● To do
Find every line containing the word "that" in the records below; report only how many there are.

● Supplied entries
— begin —
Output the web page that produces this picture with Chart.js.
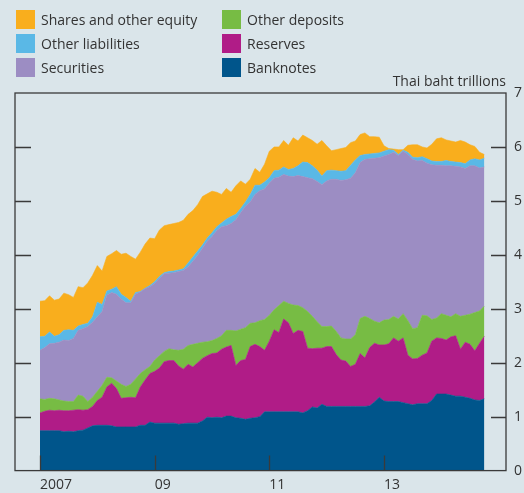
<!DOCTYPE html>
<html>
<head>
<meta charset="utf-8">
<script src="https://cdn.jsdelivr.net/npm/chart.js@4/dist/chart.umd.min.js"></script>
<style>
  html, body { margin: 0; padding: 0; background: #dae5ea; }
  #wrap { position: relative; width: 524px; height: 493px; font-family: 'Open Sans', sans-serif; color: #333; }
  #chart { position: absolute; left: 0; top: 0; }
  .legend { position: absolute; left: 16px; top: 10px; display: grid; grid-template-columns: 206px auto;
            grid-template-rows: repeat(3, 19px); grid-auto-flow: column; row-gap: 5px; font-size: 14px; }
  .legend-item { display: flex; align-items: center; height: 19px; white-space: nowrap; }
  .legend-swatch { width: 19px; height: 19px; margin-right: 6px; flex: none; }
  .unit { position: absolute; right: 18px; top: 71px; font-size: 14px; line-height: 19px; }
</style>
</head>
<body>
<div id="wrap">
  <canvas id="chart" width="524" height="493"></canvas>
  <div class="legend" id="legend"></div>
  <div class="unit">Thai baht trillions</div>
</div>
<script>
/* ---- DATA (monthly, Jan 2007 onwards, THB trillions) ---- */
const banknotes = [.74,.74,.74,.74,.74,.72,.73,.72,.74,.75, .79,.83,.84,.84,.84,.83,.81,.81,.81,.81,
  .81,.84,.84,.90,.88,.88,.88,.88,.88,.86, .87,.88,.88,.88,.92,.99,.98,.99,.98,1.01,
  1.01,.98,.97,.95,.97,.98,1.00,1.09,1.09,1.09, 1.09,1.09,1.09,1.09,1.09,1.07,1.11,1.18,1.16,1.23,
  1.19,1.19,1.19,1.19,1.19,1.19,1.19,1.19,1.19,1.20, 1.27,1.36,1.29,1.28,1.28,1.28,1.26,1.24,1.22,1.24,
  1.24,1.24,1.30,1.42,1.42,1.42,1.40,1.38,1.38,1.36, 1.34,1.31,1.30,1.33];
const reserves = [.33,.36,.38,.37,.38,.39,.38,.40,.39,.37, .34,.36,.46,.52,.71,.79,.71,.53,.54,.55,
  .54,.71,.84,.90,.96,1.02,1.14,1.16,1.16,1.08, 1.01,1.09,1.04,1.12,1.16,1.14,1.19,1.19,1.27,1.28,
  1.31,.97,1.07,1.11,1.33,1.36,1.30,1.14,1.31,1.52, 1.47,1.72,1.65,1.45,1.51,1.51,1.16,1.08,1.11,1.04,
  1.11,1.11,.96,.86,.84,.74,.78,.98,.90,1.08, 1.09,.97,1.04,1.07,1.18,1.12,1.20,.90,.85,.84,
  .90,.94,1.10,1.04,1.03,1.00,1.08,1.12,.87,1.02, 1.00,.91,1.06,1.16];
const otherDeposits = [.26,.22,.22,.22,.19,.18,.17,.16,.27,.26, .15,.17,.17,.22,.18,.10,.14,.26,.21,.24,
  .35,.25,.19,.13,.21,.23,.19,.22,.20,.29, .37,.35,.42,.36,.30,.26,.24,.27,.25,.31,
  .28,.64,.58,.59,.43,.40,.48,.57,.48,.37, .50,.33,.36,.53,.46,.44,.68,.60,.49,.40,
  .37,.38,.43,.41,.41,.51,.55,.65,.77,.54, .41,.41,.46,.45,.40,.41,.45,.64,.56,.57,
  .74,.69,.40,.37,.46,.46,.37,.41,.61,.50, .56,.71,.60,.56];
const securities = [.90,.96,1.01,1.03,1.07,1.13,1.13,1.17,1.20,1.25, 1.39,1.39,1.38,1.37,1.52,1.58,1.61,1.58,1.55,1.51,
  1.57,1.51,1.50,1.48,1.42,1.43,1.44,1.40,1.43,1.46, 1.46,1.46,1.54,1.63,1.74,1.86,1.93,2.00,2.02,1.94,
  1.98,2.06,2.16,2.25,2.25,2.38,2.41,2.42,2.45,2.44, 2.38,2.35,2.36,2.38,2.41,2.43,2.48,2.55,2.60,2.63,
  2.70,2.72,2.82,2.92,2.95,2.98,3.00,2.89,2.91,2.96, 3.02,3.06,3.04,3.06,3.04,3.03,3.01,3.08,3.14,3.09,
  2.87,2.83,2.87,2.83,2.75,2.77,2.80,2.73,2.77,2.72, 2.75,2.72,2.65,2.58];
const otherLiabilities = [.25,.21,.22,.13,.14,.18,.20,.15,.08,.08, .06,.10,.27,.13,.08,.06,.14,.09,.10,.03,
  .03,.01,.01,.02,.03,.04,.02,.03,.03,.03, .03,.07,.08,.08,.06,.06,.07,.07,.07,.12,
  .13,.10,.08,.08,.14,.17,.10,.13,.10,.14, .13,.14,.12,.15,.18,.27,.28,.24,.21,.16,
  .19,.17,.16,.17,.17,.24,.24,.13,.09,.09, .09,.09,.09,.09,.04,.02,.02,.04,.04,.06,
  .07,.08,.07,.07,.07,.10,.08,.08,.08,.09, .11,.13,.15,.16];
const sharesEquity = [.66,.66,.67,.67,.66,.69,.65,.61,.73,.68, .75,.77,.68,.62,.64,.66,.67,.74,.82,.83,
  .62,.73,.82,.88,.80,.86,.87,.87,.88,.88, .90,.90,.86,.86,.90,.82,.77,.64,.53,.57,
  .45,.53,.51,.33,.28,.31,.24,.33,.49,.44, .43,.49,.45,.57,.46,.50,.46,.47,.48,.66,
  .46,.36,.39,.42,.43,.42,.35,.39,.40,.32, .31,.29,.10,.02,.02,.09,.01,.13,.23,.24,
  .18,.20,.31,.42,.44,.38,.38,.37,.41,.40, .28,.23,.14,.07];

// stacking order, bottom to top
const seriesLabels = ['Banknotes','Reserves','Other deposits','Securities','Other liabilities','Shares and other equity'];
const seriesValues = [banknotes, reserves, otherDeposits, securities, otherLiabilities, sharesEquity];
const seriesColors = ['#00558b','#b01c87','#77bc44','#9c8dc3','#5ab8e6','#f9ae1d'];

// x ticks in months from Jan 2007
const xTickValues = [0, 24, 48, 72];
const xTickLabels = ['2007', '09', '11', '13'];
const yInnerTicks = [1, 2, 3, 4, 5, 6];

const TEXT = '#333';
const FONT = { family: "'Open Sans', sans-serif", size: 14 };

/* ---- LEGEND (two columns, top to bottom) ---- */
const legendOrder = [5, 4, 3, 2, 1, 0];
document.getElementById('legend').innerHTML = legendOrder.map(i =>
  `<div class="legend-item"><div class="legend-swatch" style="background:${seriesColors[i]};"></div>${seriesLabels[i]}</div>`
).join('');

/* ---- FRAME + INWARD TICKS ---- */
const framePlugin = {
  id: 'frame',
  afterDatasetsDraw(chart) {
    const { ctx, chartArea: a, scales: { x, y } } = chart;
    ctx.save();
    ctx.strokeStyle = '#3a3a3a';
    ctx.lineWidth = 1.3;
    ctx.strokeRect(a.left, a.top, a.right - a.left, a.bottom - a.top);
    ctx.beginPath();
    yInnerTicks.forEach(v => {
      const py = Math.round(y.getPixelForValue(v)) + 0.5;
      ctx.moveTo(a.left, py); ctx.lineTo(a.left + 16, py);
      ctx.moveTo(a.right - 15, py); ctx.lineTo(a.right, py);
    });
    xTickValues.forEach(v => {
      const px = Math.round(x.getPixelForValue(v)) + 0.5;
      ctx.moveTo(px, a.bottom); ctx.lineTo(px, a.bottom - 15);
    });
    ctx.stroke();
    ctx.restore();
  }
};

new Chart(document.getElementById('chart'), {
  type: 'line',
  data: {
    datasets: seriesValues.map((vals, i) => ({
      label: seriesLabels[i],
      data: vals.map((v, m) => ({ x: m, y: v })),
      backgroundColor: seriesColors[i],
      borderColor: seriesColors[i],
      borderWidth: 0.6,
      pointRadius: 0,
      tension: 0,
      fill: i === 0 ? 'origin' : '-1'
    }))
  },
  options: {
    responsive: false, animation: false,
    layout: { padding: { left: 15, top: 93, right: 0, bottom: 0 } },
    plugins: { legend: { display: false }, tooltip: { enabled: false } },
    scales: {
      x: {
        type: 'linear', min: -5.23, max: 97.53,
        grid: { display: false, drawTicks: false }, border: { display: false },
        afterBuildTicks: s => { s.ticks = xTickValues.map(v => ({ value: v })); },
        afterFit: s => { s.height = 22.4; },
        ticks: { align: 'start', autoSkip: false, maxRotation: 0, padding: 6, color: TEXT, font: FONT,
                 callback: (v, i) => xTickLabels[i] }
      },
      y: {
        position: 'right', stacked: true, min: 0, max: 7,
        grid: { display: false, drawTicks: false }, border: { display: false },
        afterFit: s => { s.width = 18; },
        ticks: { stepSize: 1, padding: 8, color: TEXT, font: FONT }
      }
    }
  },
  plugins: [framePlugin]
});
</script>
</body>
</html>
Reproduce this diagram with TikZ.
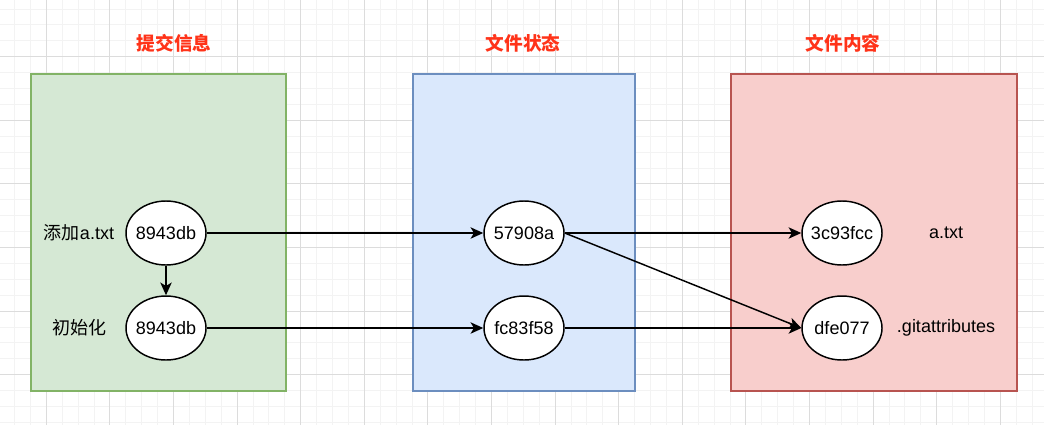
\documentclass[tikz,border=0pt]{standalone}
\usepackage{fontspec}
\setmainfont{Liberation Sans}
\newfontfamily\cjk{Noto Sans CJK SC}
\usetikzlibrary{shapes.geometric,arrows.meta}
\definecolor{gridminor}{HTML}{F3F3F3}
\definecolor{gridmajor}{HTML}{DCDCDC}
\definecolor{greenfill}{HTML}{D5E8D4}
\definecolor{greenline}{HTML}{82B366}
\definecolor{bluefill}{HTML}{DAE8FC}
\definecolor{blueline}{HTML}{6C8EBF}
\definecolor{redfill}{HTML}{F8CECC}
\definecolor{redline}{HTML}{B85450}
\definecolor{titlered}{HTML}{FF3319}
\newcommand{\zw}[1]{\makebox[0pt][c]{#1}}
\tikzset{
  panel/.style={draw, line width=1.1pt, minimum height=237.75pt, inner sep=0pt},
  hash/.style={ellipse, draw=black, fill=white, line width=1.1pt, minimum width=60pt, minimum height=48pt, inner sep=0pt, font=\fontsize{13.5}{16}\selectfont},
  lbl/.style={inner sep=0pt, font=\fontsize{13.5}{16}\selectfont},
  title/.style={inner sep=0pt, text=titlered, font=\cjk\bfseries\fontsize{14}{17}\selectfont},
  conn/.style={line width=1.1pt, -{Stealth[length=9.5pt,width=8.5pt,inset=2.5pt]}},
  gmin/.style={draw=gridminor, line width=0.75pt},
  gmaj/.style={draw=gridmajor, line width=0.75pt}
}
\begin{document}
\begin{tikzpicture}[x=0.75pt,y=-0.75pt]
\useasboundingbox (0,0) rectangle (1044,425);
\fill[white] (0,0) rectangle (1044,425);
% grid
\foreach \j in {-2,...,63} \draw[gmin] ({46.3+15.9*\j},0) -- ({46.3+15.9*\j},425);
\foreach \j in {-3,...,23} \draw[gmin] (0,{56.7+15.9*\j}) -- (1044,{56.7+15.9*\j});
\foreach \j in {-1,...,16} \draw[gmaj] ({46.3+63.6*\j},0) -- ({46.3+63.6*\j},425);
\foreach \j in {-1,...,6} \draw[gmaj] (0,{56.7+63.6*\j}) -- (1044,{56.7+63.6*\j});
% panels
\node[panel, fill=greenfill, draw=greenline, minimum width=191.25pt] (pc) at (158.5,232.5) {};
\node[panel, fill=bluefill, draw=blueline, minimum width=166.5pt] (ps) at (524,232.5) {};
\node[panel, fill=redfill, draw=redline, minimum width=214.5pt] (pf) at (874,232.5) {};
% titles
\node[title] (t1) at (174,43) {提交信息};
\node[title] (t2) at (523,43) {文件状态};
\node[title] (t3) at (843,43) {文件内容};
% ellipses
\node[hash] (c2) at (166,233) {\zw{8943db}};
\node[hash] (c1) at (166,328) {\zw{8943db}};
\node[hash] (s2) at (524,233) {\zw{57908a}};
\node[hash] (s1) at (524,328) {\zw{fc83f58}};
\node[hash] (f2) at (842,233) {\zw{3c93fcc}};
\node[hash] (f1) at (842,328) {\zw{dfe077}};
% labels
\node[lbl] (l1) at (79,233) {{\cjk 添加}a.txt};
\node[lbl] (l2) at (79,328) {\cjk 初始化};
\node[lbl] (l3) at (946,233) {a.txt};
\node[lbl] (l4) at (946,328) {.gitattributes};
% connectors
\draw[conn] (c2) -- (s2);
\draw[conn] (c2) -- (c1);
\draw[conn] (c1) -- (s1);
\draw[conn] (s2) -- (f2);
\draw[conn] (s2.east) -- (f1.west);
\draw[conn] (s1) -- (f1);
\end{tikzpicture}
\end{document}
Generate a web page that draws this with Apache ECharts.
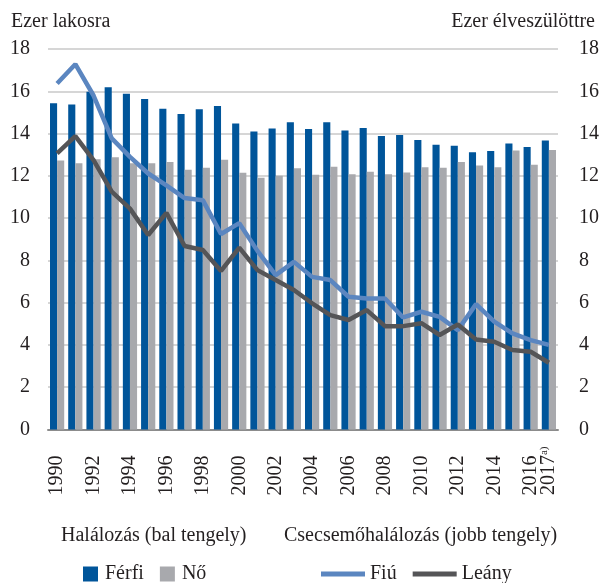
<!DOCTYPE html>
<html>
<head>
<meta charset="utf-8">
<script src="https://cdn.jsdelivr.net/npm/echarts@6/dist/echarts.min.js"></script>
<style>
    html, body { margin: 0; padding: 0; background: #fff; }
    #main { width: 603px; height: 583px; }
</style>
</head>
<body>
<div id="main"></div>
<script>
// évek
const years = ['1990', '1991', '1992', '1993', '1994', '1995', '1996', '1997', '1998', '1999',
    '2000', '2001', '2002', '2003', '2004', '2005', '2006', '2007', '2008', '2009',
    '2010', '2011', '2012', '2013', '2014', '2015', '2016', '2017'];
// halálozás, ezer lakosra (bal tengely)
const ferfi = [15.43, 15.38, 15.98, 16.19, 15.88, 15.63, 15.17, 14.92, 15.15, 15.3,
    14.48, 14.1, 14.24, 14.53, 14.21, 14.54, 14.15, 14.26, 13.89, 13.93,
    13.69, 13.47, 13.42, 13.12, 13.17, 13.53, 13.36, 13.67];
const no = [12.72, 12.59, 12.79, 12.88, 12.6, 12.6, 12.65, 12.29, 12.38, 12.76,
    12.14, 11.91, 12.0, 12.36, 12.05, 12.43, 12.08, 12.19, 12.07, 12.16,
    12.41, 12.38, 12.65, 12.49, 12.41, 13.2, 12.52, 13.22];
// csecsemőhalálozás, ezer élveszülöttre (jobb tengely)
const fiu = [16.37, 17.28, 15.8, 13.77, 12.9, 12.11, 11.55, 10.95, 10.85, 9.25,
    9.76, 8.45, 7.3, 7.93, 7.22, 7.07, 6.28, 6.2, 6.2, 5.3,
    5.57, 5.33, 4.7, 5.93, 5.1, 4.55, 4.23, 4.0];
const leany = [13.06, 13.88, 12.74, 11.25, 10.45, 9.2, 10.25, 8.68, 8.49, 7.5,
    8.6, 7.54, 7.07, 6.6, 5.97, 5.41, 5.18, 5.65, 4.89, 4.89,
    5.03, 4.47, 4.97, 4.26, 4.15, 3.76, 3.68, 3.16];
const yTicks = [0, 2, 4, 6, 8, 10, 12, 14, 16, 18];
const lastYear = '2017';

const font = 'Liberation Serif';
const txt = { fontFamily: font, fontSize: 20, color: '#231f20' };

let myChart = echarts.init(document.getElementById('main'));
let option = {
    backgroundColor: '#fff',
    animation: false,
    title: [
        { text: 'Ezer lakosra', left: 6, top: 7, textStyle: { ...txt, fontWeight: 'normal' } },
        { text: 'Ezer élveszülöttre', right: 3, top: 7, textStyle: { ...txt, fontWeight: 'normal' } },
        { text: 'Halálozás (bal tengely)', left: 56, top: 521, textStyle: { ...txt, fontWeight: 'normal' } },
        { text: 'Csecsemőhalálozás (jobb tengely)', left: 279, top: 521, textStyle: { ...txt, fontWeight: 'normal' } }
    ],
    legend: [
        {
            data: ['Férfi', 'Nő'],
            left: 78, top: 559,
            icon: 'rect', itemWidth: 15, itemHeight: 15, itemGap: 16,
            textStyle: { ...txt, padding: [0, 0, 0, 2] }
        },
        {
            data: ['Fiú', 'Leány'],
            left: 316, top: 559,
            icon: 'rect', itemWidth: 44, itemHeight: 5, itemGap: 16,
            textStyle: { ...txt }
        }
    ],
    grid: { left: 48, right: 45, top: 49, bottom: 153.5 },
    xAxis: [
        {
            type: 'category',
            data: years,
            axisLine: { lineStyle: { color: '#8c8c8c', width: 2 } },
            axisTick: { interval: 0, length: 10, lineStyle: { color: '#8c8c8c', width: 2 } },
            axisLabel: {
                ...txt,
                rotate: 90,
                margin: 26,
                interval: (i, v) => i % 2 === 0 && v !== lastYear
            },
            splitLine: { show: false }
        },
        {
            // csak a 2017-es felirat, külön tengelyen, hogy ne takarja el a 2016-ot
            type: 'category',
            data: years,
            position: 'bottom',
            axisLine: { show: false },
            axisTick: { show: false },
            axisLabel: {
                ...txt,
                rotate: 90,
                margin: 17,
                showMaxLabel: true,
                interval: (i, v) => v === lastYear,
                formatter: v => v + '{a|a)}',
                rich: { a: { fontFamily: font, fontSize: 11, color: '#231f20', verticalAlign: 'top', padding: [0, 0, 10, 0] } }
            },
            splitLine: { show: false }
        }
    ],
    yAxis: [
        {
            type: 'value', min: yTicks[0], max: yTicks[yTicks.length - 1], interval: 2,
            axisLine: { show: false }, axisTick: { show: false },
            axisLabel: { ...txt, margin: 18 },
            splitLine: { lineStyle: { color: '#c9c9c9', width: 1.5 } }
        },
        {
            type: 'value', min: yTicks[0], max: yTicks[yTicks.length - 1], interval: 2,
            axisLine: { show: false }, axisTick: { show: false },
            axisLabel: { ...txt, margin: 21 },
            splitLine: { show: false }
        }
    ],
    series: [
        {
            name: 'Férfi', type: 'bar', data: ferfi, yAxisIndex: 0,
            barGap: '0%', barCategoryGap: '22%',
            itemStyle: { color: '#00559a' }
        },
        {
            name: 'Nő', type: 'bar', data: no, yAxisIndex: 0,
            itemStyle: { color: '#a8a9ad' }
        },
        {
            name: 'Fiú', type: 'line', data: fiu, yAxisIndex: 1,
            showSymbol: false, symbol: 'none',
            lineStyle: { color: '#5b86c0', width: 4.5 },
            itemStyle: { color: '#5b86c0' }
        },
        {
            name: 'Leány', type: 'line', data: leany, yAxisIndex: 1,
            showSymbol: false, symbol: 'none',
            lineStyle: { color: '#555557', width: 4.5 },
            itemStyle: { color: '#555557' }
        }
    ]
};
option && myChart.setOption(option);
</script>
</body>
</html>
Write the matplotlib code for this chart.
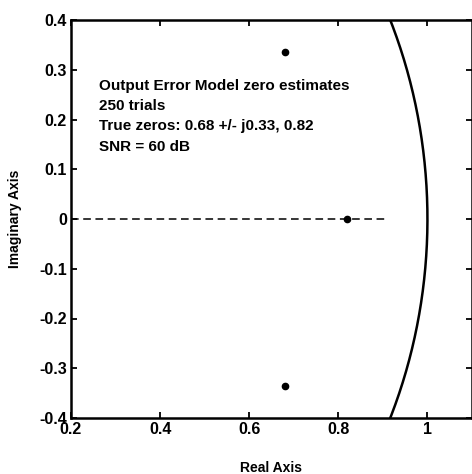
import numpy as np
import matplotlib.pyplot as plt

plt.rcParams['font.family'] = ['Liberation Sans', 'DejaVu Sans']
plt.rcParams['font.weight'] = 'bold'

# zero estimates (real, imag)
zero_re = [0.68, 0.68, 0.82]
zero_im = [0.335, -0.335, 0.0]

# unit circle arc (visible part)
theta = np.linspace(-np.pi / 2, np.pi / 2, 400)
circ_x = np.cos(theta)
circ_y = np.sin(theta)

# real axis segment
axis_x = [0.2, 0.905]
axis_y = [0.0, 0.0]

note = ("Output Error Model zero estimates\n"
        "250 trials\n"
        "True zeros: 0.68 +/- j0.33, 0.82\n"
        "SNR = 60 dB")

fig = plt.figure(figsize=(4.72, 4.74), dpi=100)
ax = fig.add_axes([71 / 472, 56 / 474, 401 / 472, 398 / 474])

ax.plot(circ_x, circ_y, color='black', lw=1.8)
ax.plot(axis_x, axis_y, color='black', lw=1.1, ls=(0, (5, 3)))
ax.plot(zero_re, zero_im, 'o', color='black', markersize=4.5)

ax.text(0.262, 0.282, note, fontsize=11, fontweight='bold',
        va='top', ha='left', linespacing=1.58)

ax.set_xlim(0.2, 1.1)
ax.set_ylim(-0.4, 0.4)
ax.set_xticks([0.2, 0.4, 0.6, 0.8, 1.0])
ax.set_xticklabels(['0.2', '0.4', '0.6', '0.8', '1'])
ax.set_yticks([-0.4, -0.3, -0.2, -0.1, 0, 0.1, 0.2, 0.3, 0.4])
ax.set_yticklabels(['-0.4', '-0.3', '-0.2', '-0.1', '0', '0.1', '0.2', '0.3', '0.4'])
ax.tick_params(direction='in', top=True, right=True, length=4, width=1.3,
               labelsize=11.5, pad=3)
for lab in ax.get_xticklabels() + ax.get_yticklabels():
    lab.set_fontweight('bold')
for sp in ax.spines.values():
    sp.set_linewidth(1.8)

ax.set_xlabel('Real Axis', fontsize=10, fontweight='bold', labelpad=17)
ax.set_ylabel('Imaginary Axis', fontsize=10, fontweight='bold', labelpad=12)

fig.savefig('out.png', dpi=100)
— end —
● Full answer
2